Keep only the lines of the data below that contain "this", and copy them.

AVAILABLE DATA ->
..........

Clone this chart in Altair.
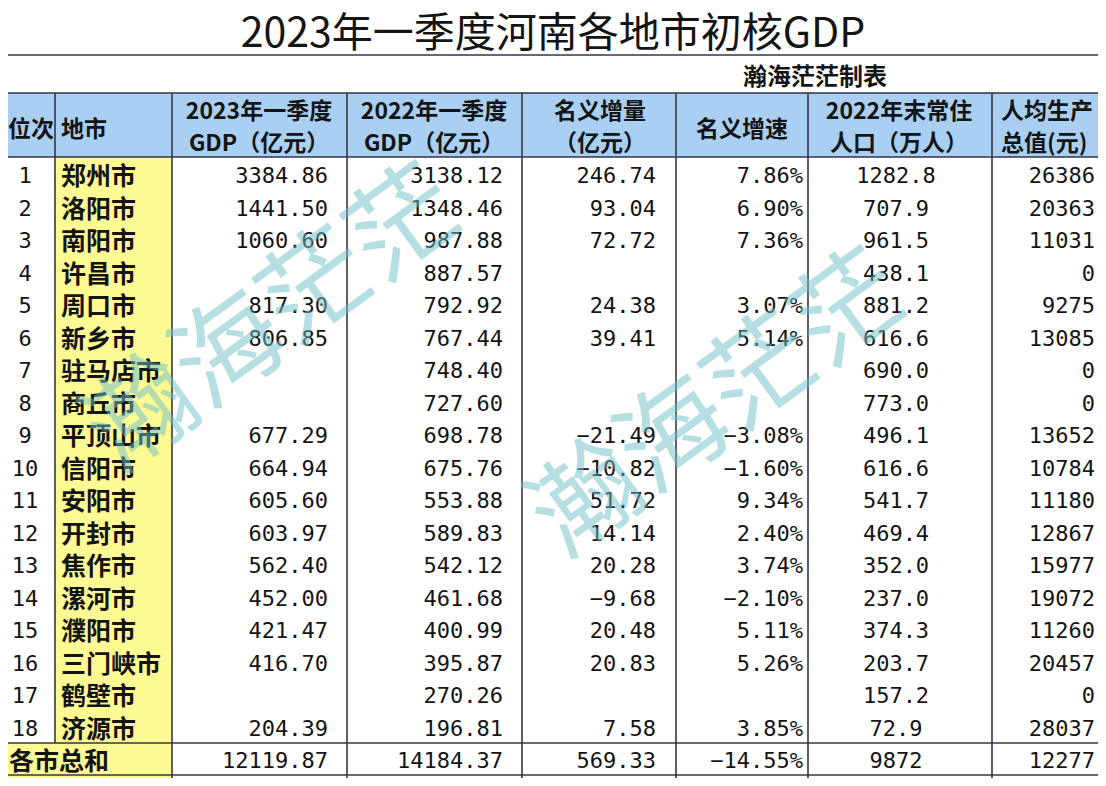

..........

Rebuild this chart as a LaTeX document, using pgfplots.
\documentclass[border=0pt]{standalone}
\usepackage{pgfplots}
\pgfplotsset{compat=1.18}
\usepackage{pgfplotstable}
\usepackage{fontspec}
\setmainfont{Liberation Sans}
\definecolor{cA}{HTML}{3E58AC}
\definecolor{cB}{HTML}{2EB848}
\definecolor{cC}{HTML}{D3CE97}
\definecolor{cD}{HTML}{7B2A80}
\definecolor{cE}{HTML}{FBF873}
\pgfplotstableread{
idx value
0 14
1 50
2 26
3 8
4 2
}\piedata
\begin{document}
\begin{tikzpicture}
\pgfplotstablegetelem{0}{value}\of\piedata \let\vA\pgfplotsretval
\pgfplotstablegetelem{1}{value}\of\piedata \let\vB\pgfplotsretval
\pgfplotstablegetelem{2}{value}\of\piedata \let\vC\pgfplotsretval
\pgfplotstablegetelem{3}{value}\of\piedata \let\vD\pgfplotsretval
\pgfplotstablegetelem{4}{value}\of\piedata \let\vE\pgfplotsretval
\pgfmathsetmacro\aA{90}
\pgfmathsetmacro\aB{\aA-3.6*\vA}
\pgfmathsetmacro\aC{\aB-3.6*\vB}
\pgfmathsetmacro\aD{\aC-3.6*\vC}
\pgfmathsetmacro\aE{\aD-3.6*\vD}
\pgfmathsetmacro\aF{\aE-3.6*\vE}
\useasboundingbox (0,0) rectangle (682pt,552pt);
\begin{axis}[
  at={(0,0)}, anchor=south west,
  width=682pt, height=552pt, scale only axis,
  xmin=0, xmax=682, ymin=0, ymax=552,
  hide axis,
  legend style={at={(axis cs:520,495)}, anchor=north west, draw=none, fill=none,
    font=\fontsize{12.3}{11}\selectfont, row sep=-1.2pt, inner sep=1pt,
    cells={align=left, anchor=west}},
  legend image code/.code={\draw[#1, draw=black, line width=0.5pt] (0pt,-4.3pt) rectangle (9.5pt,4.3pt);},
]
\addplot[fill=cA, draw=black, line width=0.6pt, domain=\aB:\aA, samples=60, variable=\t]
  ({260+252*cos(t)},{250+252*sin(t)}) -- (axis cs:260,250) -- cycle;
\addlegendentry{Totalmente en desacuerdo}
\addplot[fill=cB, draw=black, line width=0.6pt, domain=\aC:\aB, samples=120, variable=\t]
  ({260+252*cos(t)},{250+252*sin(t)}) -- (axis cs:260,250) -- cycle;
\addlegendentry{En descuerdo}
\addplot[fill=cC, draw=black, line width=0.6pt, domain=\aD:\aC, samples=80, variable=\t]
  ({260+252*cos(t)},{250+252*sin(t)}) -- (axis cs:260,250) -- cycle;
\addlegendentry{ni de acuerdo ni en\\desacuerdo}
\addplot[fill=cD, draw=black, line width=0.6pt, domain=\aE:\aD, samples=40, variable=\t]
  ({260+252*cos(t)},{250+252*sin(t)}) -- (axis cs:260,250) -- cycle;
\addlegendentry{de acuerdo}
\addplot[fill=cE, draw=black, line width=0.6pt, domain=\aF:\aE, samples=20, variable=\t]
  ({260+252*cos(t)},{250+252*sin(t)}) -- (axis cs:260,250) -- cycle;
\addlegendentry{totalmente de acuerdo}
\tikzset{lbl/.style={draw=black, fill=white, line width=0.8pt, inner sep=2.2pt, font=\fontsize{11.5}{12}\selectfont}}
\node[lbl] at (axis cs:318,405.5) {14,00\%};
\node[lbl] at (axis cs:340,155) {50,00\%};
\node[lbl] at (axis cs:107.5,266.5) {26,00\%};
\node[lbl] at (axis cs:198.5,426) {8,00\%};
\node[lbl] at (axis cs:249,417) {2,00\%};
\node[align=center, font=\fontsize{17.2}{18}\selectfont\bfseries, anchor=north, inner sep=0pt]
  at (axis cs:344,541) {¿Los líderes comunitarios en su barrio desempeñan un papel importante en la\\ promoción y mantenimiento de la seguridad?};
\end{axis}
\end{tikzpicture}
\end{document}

..........

TASK RESULT ->
Clone this chart in Altair.
Rebuild this chart as a LaTeX document, using pgfplots.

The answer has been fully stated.